■ **TO DO**
Give back, exactly as written, the lines from the beginning of the listing through the one that contains "0.20, 0.22, 0.23]".
>> BEGIN DATA ROWS
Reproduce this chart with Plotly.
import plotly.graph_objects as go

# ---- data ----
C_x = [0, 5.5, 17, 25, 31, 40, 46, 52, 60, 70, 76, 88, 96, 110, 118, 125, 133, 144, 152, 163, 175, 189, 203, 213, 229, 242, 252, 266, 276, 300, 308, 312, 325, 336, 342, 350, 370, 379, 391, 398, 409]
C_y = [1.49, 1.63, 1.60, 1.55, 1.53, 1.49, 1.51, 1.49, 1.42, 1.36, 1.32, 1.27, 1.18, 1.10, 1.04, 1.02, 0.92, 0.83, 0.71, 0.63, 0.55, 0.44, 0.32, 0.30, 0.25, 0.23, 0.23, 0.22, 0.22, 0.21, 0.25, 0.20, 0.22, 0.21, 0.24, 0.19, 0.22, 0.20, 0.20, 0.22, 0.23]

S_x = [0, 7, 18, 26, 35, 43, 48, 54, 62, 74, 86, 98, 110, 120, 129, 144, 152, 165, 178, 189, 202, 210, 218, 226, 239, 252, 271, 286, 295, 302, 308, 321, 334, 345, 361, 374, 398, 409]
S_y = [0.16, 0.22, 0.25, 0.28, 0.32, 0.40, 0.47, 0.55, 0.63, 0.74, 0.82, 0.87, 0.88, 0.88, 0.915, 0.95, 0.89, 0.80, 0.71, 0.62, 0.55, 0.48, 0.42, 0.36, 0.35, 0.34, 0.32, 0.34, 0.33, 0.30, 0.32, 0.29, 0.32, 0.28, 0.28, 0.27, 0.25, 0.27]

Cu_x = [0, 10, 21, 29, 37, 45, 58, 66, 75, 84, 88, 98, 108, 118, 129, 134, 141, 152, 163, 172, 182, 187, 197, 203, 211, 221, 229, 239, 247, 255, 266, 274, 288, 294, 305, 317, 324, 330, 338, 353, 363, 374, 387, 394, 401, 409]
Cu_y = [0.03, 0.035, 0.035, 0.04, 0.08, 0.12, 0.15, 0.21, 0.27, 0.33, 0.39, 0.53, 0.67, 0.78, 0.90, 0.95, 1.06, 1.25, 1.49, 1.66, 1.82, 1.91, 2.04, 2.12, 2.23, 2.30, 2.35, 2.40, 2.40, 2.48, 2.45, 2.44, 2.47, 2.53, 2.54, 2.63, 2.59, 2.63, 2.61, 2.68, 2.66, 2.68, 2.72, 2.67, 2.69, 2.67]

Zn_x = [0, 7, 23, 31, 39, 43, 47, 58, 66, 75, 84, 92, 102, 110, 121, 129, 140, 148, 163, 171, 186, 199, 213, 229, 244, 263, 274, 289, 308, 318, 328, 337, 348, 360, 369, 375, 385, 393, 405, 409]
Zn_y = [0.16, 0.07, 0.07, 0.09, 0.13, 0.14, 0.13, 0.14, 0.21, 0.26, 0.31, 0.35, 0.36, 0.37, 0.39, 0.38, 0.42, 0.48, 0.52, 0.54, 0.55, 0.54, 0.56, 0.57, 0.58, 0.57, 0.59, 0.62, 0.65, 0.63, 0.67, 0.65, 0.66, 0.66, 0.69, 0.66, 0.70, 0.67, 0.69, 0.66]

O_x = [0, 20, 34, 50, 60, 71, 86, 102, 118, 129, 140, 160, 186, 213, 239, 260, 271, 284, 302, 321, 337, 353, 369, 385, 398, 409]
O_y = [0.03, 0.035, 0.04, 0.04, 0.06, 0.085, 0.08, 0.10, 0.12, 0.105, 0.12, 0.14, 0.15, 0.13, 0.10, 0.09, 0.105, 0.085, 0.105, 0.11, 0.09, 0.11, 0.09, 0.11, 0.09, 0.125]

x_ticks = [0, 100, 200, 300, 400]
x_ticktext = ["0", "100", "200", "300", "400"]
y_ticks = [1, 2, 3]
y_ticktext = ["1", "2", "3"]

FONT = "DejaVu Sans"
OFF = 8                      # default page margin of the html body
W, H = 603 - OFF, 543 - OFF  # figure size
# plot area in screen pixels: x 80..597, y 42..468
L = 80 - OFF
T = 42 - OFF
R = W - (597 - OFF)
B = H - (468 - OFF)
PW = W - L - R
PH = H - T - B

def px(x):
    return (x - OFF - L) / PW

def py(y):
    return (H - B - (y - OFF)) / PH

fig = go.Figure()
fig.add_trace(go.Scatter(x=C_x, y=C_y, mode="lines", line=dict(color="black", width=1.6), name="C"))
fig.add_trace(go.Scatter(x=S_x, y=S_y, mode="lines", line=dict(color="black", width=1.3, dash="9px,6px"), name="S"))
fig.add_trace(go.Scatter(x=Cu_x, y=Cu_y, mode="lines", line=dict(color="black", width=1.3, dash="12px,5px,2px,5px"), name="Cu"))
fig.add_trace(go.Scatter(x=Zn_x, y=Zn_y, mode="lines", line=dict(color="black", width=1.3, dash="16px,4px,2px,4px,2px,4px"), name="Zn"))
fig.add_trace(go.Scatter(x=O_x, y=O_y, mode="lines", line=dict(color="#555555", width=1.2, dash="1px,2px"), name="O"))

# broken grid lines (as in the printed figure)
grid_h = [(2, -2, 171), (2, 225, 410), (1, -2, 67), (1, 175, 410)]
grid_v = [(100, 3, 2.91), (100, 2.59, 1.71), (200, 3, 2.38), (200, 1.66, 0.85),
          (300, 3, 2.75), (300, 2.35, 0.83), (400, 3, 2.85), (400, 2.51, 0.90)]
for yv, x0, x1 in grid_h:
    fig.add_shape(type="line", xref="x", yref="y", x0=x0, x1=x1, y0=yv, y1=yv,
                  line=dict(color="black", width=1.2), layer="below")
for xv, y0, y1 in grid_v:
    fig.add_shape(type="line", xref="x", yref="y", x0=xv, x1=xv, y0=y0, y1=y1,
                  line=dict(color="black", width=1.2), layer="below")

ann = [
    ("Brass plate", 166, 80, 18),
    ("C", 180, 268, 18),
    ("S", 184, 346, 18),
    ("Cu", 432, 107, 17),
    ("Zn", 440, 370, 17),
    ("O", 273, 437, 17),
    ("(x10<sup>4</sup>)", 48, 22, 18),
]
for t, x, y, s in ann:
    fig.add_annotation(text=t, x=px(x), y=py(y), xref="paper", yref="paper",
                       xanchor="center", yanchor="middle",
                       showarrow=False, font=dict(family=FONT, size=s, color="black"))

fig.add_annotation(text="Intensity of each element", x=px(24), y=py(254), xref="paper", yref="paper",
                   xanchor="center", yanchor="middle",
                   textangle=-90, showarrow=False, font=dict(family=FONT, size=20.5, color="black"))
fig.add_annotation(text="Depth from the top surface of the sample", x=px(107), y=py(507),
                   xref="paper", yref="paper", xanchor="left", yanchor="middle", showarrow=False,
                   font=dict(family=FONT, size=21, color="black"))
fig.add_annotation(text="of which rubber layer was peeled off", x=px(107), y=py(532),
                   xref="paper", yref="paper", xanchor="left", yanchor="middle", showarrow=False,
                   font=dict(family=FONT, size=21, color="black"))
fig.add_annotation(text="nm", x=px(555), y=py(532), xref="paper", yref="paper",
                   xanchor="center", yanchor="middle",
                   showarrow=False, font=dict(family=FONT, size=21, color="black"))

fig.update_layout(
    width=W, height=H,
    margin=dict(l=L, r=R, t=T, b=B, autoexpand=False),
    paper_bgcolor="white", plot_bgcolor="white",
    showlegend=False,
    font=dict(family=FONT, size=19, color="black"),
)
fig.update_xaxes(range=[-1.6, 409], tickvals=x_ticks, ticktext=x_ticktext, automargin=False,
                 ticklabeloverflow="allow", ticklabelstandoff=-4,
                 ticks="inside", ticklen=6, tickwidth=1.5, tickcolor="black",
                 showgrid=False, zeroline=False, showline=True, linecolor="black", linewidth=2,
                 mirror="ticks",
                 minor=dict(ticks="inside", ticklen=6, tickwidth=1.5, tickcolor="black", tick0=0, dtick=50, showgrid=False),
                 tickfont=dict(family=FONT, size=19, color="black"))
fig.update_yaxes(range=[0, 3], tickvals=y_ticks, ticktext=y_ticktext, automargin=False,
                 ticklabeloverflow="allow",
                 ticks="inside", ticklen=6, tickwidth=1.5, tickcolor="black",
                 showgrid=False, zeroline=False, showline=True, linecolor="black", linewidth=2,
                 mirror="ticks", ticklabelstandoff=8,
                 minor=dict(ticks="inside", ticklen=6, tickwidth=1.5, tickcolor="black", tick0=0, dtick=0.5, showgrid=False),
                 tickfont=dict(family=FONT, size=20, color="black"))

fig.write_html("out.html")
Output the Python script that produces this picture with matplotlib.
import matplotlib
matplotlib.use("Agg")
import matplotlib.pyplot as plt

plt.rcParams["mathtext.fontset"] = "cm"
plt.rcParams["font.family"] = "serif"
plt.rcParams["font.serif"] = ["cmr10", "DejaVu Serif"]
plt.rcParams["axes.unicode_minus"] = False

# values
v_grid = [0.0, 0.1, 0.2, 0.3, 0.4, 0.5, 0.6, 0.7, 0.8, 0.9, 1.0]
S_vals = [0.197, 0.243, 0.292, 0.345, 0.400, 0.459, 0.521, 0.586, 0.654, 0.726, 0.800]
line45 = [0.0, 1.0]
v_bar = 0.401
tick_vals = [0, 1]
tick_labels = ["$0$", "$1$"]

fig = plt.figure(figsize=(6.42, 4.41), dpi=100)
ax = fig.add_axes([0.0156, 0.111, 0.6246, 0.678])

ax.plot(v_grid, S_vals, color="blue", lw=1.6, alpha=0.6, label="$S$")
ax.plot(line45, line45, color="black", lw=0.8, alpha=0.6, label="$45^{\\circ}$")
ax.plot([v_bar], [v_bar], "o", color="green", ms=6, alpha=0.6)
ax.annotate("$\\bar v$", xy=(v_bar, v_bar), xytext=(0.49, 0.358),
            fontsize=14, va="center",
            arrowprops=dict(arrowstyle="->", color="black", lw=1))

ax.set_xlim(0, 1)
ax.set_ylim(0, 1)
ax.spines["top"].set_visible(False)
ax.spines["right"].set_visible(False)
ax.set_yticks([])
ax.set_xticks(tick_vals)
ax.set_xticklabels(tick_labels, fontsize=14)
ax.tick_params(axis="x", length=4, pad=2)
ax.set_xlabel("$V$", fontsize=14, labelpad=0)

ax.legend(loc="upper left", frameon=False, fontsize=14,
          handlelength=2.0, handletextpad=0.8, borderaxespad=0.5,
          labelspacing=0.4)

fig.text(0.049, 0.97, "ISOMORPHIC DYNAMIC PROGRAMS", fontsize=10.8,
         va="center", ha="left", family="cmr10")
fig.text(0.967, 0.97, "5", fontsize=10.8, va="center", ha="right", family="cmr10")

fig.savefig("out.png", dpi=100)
>> END DATA ROWS
■ **EXERCISE OUTPUT**
Reproduce this chart with Plotly.
import plotly.graph_objects as go

# ---- data ----
C_x = [0, 5.5, 17, 25, 31, 40, 46, 52, 60, 70, 76, 88, 96, 110, 118, 125, 133, 144, 152, 163, 175, 189, 203, 213, 229, 242, 252, 266, 276, 300, 308, 312, 325, 336, 342, 350, 370, 379, 391, 398, 409]
C_y = [1.49, 1.63, 1.60, 1.55, 1.53, 1.49, 1.51, 1.49, 1.42, 1.36, 1.32, 1.27, 1.18, 1.10, 1.04, 1.02, 0.92, 0.83, 0.71, 0.63, 0.55, 0.44, 0.32, 0.30, 0.25, 0.23, 0.23, 0.22, 0.22, 0.21, 0.25, 0.20, 0.22, 0.21, 0.24, 0.19, 0.22, 0.20, 0.20, 0.22, 0.23]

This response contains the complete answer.